Só que setores das igrejas não são honestos, pois reduzem a defesa da vida no útero, mas, fora, dele podem até banalizar. Podem afirmar que o feto é uma vida indefesa e, por essa razão, merece mais proteção. Contudo, quantos milhões de vidas indefesas não são protegidas com a mesma veemência?

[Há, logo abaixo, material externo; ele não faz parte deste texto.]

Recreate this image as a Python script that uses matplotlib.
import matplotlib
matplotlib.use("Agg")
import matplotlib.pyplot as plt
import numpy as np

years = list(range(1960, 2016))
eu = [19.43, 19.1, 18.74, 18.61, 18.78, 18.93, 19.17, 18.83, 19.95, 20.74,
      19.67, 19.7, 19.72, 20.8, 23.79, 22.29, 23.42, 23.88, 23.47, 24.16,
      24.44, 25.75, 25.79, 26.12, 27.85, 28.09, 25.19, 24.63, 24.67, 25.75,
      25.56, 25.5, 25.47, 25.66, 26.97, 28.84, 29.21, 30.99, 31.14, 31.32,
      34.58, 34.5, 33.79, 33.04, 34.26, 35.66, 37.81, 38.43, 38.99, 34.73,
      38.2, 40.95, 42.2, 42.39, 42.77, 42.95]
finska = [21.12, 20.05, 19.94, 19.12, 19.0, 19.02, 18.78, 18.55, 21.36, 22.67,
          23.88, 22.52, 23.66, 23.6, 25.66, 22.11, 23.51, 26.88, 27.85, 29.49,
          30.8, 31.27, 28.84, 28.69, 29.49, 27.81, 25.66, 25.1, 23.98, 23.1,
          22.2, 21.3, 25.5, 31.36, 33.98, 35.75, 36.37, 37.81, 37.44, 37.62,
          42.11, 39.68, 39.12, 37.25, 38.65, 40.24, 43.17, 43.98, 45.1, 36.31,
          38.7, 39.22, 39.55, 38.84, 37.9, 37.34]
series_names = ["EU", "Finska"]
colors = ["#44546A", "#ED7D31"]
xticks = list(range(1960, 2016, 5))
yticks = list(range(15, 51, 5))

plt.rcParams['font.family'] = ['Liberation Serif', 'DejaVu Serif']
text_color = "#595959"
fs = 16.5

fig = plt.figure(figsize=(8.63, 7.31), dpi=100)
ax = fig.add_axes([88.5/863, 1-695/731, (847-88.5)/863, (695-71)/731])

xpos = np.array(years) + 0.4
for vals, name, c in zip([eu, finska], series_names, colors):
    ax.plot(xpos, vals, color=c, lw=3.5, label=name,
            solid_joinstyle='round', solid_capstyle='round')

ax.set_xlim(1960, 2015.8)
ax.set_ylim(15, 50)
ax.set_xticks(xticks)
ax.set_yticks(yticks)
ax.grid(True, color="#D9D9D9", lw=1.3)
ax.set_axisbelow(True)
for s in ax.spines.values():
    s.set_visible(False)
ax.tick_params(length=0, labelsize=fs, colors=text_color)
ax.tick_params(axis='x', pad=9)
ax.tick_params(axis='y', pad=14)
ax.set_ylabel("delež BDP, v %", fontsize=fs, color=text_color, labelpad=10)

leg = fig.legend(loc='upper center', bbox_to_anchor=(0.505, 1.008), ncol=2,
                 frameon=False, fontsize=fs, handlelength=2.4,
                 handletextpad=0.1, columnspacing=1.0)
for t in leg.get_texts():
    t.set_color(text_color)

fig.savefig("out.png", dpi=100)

E, aí, em situações de definição da organização política da sociedade, de um país como o Brasil no momento, reduzem a opção por nomes que são contra ou a favor do aborto, como se uma questão tão complexa fosse decisão, por exemplo, de um presidente. Qualquer um pode ser crítico ao LULA, por exemplo, por discordar de sua política econômica, mas isso não choca os humores de campanhas que demonizam candidatos exclusivamente pelo tema do aborto. Ora, quantas vezes já se falou que esta não é uma decisão da presidência? É uma decisão do Congresso. E, nos anos em que ele foi presidente, nunca enviou um projeto de lei nesta direção. 

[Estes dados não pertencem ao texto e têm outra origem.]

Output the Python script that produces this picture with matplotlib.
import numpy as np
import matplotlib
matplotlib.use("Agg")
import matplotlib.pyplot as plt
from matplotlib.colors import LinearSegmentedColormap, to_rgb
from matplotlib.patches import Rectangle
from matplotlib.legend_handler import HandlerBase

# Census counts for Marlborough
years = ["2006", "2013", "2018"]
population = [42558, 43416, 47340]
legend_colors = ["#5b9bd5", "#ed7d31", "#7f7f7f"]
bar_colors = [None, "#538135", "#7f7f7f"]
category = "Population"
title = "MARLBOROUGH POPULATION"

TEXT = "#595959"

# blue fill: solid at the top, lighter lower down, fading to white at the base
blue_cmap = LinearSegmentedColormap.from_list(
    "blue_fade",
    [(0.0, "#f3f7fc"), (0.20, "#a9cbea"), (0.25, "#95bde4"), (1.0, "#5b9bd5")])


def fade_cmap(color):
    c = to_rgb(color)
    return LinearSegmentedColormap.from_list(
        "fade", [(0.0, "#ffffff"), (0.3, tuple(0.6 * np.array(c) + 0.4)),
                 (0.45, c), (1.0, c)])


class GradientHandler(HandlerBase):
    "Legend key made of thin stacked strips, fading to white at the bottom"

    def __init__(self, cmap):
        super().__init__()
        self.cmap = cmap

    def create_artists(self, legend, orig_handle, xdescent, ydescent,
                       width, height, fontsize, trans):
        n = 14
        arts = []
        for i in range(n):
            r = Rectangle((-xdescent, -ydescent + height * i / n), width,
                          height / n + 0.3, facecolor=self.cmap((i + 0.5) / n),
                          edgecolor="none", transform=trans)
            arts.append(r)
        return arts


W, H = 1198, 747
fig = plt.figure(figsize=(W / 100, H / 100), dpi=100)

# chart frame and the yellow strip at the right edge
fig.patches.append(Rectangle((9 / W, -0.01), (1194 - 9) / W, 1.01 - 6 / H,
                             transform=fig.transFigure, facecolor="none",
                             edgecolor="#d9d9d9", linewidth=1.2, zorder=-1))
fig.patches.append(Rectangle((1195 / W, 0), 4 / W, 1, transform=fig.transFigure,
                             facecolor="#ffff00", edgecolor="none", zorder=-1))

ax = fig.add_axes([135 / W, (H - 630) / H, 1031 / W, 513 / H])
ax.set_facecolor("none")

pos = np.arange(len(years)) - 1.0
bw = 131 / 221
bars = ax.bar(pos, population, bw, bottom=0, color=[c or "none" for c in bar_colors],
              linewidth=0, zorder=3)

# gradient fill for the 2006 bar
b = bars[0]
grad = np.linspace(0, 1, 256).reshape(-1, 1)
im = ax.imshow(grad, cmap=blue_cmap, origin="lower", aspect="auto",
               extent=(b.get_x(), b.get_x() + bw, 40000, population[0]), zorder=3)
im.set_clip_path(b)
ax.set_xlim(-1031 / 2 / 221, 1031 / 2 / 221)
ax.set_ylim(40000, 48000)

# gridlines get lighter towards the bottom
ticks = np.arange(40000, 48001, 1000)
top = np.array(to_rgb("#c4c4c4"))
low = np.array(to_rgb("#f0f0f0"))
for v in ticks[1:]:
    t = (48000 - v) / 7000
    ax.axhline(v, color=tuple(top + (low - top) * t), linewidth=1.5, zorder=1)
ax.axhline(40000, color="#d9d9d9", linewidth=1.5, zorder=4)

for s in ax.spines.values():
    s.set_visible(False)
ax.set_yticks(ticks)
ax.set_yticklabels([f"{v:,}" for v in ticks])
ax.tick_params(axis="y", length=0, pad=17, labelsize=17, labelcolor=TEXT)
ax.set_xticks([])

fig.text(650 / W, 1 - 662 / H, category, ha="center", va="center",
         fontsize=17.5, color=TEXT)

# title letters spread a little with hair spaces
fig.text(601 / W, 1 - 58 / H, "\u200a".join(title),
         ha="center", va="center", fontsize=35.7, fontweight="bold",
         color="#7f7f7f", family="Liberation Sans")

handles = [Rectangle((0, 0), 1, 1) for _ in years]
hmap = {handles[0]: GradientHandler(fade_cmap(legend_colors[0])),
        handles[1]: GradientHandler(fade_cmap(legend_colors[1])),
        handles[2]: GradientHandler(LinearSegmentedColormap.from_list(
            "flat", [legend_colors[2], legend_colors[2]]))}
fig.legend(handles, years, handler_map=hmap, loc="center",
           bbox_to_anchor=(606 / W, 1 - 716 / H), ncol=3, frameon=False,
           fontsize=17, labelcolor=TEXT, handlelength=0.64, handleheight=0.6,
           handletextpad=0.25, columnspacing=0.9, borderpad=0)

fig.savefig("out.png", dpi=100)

Ora, em uma democracia, as pessoas têm todo o direito de escolha. Mas é preciso garantir um mínimo de honestidade no tratamento dos temas. É triste, muito triste, que igrejas, em nome de Jesus Cristo, usem a fé do povo para direcionar decisões que mantenham os seus privilégios em relação ao poder. Por favor, por favor, não é necessário ser marxista para reconhecer que as religiões podem ser instrumentalizadas. 

E, por falar em Marx, falemos de comunismo. É incrível a desonestidade aqui também. O projeto de uma sociedade inteiramente comunista nunca se realizou. Nem na antiga União Soviética. E hoje, por exemplo, a China é ideologicamente comunista, mas é a segunda maior economia capitalista do mundo. Os comunistas são tratados como “bruxos” incapazes de reconhecer, por exemplo, a importância das religiões. De novo, pegam erros dos comunistas, com se os capitalistas fossem anjos enviados do céu, e descolam da complexidade do mundo de hoje. Isso, sim, é diabólico. 

Mas, de novo, como explicar isso para a população, sobretudo em período eleitoral? É mais fácil demonizar, dizer que comunistas comem as crianças em suas refeições, do que tentar ser honesto no diálogo da contraposição de ideias. E por favor, mais uma vez, esta coluna não está defendendo de modo absoluto o projeto comunista, e sim reconhecendo a complexidade dos processos históricos. 

Poderíamos continuar a exemplificar. A tal “ideologia de gênero” chega a ser um escárnio de simplificação. Muitas pessoas repetem o conceito e não sabem nem o que é “ideologia” e nem o que é “gênero”. Aí, diante deste novo “demônio” afirmam que as famílias estão sendo destruídas. Pelo amor de Deus, se é possível falar de destruição das famílias, a razão principal é a violência doméstica. Há pesquisas que já detectaram o grau desta violência em muitas famílias que se afirmam cristãs. Os presbíteros não casam, mas aí aparecem outros problemas, como pedofilia, assédios, que são colocados para debaixo do tapete com enorme facilidade. 

Assim sendo, esta coluna está apenas buscando indicar que as igrejas precisam ser mais fiéis à verdade que elas tanto prezam. Que não comportem como “sepulcros caiados”, como diz o Evangelho. Que o Espirito Santo de Deus jogue um farol de luz sobre este momento de crise civilizatória que estamos vivendo.